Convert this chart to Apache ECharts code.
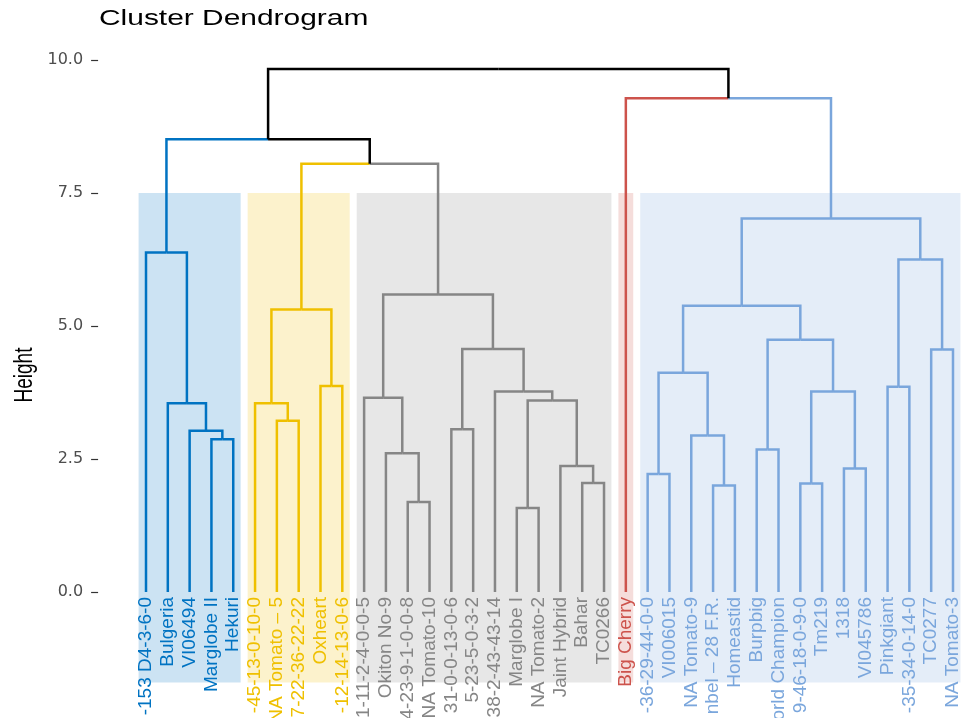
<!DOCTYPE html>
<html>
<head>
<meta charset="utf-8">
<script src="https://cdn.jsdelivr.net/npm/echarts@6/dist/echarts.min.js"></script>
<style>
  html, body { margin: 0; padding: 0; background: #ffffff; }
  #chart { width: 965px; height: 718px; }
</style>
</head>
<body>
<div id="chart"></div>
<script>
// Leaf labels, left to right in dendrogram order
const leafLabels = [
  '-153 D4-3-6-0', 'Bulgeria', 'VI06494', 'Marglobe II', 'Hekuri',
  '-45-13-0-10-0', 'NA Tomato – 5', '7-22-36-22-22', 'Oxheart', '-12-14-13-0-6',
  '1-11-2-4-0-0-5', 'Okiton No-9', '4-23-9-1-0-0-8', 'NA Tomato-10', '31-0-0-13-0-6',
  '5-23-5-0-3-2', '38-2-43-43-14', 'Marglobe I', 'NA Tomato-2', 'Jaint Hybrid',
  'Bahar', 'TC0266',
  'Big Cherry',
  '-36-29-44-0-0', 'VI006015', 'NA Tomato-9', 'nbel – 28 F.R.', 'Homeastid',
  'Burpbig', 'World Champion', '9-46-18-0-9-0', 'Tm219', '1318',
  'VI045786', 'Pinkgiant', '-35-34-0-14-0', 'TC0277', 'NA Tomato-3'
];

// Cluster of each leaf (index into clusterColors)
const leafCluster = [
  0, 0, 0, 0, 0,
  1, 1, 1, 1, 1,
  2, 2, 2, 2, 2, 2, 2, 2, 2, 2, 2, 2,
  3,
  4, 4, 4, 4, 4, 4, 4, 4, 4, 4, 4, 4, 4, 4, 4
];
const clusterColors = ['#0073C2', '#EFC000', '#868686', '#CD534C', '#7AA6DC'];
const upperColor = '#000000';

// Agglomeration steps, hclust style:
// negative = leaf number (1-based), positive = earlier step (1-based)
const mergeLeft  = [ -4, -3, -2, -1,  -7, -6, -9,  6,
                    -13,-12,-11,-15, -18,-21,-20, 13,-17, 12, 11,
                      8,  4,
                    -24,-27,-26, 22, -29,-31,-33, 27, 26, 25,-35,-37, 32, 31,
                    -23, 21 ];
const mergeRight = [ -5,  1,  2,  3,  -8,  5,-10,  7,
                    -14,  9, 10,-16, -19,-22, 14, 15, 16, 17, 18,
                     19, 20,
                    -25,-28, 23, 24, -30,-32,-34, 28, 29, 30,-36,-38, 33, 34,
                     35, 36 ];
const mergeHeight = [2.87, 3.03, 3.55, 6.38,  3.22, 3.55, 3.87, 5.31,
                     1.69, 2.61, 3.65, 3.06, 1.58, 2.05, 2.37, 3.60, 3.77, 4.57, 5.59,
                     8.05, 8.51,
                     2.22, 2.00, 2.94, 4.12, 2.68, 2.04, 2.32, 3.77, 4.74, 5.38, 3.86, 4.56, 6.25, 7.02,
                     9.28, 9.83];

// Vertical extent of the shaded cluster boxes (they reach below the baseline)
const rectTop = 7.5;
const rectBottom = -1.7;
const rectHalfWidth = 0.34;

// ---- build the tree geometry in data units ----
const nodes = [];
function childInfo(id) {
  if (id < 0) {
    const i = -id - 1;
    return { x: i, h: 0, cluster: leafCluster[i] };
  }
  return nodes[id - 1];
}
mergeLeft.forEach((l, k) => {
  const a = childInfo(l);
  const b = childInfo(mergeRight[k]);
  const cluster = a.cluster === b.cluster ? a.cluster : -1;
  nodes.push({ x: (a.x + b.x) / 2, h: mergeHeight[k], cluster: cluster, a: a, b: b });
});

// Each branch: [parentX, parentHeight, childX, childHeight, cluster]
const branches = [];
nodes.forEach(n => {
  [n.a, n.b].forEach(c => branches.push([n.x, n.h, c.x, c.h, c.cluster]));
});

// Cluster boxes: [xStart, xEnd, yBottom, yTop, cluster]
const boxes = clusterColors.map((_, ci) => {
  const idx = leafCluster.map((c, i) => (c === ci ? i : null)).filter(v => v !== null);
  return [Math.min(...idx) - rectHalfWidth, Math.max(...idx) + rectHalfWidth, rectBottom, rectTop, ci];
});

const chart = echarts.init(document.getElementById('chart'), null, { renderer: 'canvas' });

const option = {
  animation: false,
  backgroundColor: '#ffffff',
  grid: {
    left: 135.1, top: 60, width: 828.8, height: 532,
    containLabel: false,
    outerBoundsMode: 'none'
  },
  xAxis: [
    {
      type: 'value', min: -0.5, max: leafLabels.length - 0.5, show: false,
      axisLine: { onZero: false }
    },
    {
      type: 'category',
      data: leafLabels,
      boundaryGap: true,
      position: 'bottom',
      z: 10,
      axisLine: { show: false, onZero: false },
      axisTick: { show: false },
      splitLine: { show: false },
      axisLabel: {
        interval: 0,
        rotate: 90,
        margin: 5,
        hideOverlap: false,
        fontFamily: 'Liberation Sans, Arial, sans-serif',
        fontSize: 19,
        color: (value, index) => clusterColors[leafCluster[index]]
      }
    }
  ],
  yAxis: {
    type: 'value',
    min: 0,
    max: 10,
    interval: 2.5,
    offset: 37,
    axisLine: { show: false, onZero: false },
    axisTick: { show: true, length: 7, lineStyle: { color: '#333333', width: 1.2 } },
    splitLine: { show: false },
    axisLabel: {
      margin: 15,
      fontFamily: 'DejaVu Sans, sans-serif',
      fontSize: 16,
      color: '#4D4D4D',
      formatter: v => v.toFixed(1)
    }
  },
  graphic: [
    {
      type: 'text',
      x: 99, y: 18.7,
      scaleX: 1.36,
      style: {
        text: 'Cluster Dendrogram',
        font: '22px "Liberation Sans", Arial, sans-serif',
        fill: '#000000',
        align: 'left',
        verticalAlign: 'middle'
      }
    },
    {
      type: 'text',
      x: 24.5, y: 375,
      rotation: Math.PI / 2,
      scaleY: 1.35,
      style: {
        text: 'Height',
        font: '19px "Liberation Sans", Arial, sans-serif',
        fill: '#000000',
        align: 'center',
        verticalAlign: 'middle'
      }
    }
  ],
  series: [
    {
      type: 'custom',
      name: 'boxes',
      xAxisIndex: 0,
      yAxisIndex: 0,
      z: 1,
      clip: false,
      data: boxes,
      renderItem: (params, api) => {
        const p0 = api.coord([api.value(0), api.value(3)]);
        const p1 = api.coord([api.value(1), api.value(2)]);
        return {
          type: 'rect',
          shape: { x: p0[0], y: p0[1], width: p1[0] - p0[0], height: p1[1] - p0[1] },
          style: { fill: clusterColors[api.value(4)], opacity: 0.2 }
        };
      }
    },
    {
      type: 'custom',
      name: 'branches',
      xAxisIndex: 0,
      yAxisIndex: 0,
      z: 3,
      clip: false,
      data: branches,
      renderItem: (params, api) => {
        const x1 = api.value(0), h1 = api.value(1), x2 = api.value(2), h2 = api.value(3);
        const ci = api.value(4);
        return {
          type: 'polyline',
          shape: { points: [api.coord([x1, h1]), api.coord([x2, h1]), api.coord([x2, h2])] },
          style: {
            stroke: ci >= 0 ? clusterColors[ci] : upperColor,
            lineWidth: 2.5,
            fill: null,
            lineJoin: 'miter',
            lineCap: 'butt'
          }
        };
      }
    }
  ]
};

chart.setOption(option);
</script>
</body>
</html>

+ + + + +

What you should do → Begin at the top of the material above and output each line exactly, stopping after the line that holds "const upperColor = '#000000';". Leave out pictures.

Answer for this exercise →
Convert this chart to Apache ECharts code.
<!DOCTYPE html>
<html>
<head>
<meta charset="utf-8">
<script src="https://cdn.jsdelivr.net/npm/echarts@6/dist/echarts.min.js"></script>
<style>
  html, body { margin: 0; padding: 0; background: #ffffff; }
  #chart { width: 965px; height: 718px; }
</style>
</head>
<body>
<div id="chart"></div>
<script>
// Leaf labels, left to right in dendrogram order
const leafLabels = [
  '-153 D4-3-6-0', 'Bulgeria', 'VI06494', 'Marglobe II', 'Hekuri',
  '-45-13-0-10-0', 'NA Tomato – 5', '7-22-36-22-22', 'Oxheart', '-12-14-13-0-6',
  '1-11-2-4-0-0-5', 'Okiton No-9', '4-23-9-1-0-0-8', 'NA Tomato-10', '31-0-0-13-0-6',
  '5-23-5-0-3-2', '38-2-43-43-14', 'Marglobe I', 'NA Tomato-2', 'Jaint Hybrid',
  'Bahar', 'TC0266',
  'Big Cherry',
  '-36-29-44-0-0', 'VI006015', 'NA Tomato-9', 'nbel – 28 F.R.', 'Homeastid',
  'Burpbig', 'World Champion', '9-46-18-0-9-0', 'Tm219', '1318',
  'VI045786', 'Pinkgiant', '-35-34-0-14-0', 'TC0277', 'NA Tomato-3'
];

// Cluster of each leaf (index into clusterColors)
const leafCluster = [
  0, 0, 0, 0, 0,
  1, 1, 1, 1, 1,
  2, 2, 2, 2, 2, 2, 2, 2, 2, 2, 2, 2,
  3,
  4, 4, 4, 4, 4, 4, 4, 4, 4, 4, 4, 4, 4, 4, 4
];
const clusterColors = ['#0073C2', '#EFC000', '#868686', '#CD534C', '#7AA6DC'];
const upperColor = '#000000';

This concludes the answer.